#### [Given exercise]
Repeat exactly, and only, the lines below starting at the line that contains "The picture is" and ending at the line that contains "const yTicks = [0, 5, 10, 15, 20, 25];", inclusive of both.

#### [Data extract]
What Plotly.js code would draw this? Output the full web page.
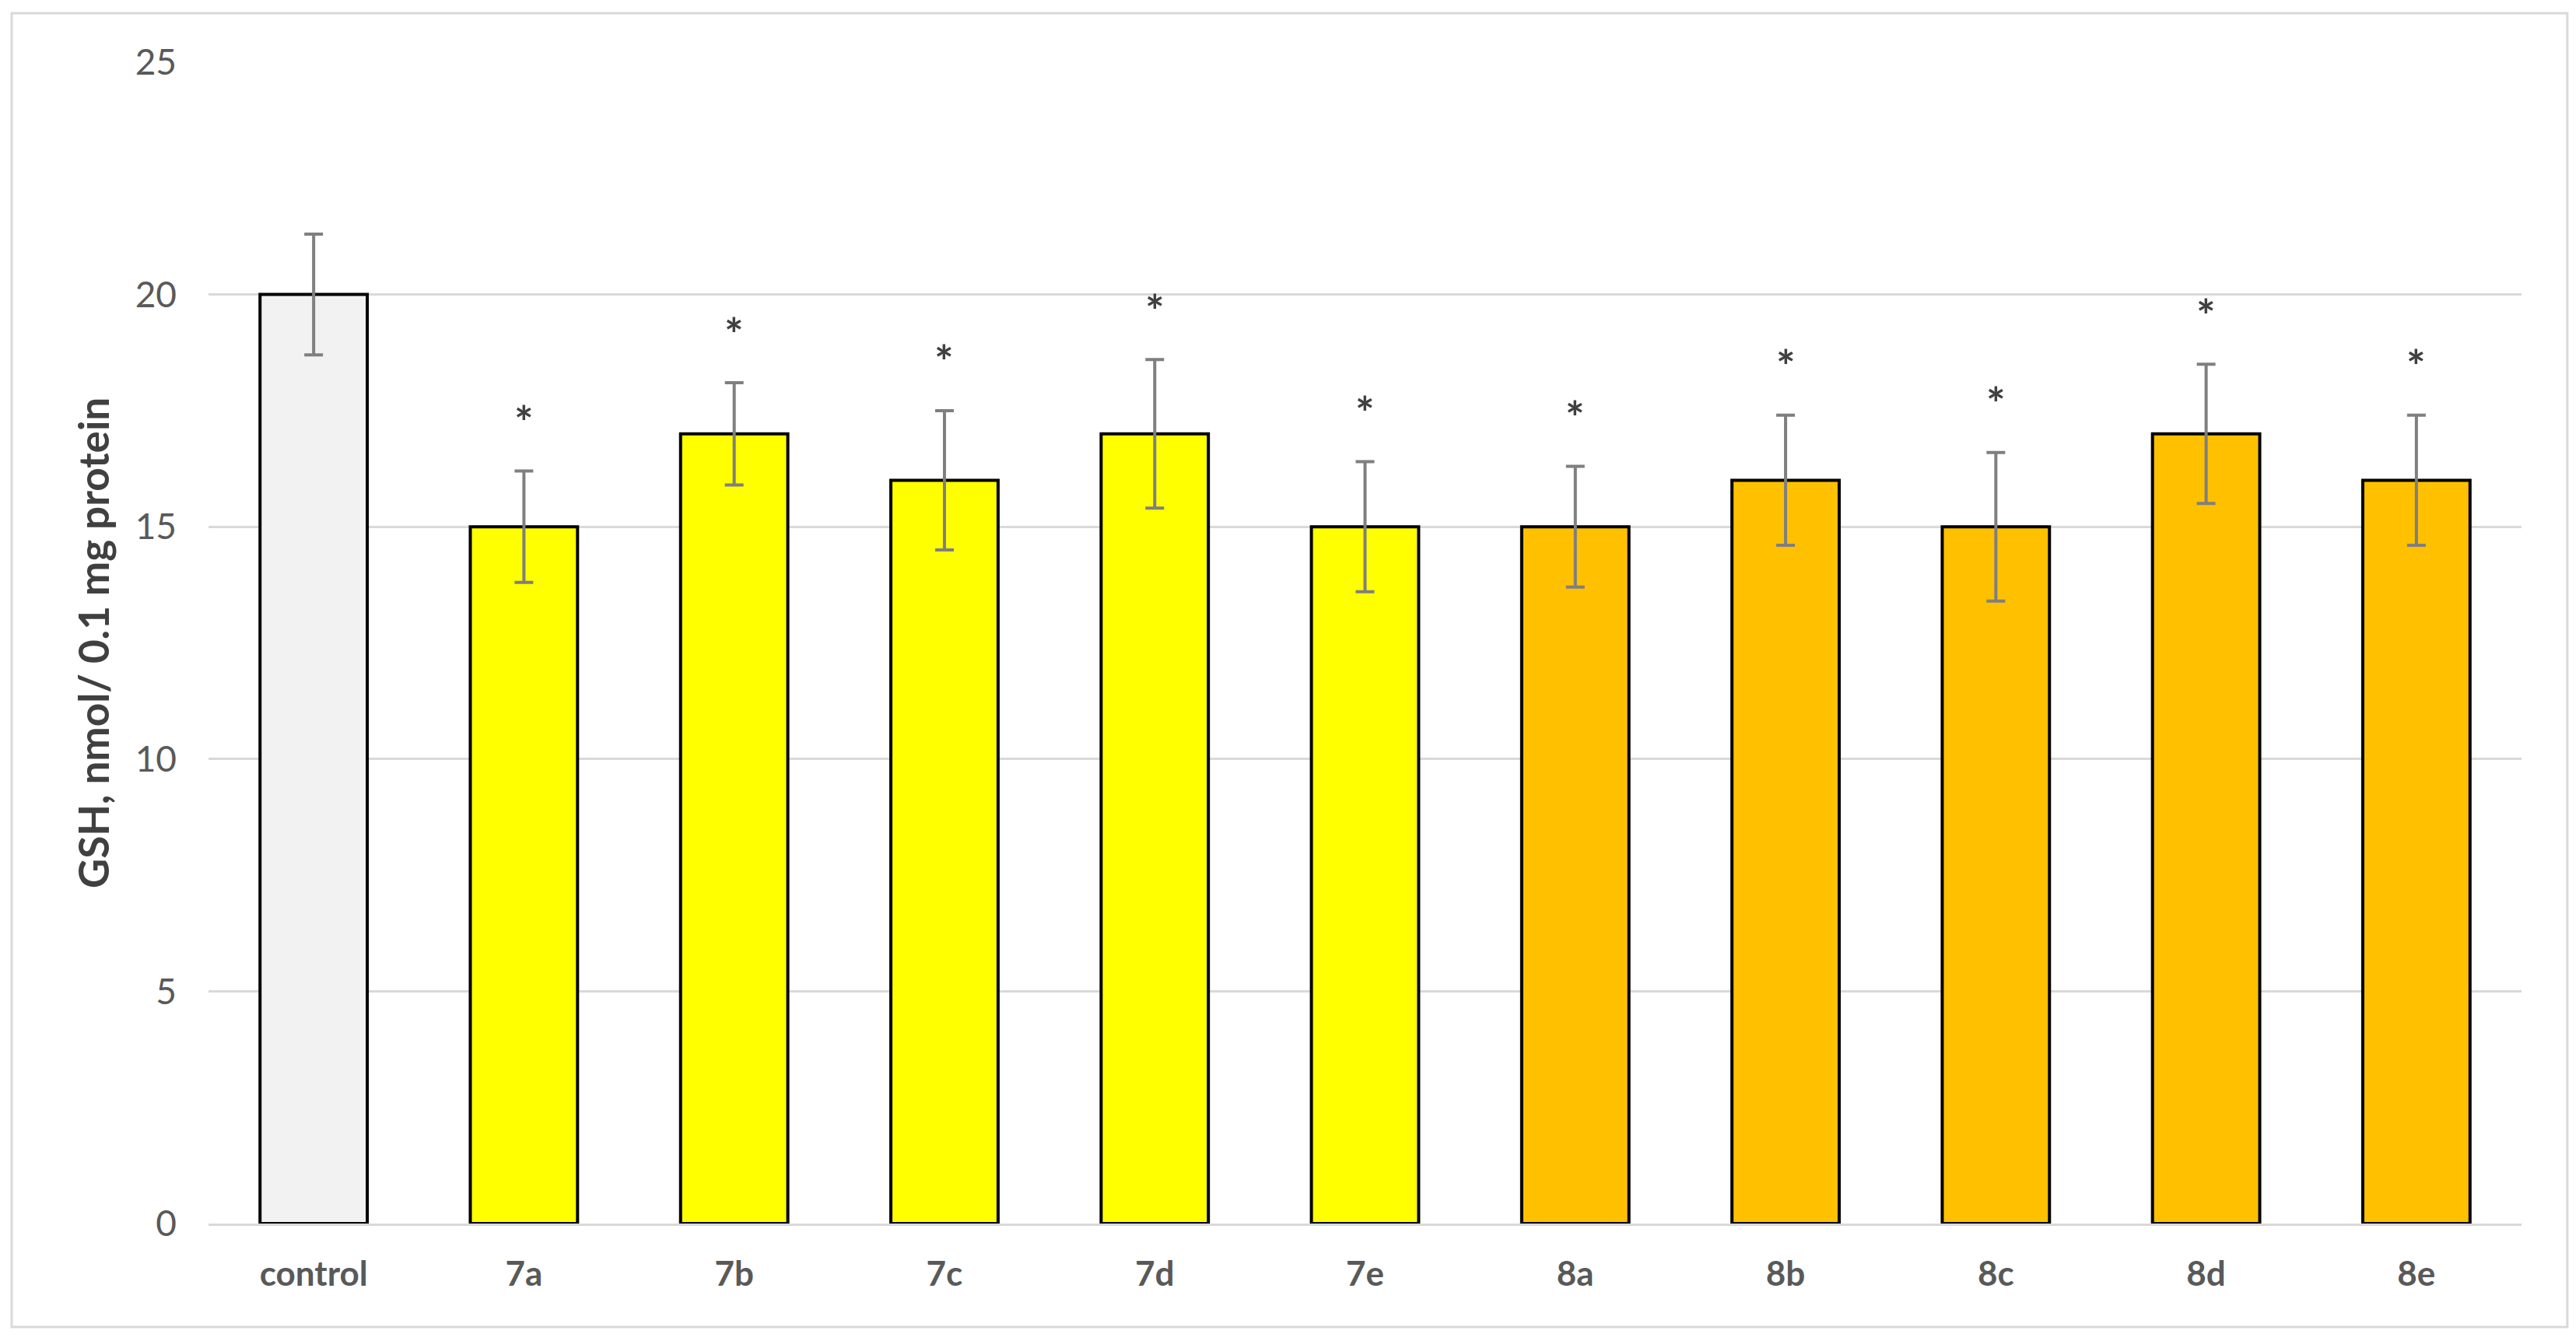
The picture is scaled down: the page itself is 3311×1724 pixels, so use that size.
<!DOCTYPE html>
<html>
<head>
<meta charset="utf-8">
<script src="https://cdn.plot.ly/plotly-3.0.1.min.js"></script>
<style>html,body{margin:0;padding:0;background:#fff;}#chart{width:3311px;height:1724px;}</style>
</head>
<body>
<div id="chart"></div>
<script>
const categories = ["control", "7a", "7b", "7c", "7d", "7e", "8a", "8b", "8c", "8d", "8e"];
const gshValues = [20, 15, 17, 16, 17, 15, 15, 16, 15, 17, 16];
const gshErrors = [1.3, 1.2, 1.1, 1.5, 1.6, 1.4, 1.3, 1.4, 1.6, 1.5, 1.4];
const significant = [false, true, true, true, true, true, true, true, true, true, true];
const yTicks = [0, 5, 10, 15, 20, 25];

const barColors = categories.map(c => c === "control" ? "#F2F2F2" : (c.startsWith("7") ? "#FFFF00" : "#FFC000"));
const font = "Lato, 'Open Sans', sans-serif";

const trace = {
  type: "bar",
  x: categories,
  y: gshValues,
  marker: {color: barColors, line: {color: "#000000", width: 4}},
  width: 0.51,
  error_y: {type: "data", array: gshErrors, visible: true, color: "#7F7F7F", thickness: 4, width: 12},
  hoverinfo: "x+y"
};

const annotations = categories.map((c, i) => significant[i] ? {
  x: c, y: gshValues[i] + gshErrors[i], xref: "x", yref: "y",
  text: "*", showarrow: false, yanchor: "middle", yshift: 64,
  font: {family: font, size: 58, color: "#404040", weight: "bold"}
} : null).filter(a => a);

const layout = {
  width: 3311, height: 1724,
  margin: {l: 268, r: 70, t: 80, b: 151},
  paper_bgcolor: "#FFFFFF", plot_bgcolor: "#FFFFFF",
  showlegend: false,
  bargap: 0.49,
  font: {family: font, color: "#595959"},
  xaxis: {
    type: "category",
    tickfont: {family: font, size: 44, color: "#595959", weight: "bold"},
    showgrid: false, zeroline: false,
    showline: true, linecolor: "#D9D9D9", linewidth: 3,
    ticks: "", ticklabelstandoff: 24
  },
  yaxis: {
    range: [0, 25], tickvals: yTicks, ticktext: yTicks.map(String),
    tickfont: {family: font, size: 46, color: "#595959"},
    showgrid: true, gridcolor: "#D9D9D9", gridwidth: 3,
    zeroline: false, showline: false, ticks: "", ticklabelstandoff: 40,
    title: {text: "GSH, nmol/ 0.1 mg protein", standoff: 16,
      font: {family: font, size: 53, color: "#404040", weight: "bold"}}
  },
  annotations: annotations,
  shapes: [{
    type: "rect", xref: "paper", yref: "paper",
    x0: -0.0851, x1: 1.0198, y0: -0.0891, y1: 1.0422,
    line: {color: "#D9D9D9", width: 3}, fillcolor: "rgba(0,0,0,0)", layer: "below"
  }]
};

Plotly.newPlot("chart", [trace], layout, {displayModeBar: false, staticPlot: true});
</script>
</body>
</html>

#### [Answer to the problem]
The picture is scaled down: the page itself is 3311×1724 pixels, so use that size.
<!DOCTYPE html>
<html>
<head>
<meta charset="utf-8">
<script src="https://cdn.plot.ly/plotly-3.0.1.min.js"></script>
<style>html,body{margin:0;padding:0;background:#fff;}#chart{width:3311px;height:1724px;}</style>
</head>
<body>
<div id="chart"></div>
<script>
const categories = ["control", "7a", "7b", "7c", "7d", "7e", "8a", "8b", "8c", "8d", "8e"];
const gshValues = [20, 15, 17, 16, 17, 15, 15, 16, 15, 17, 16];
const gshErrors = [1.3, 1.2, 1.1, 1.5, 1.6, 1.4, 1.3, 1.4, 1.6, 1.5, 1.4];
const significant = [false, true, true, true, true, true, true, true, true, true, true];
const yTicks = [0, 5, 10, 15, 20, 25];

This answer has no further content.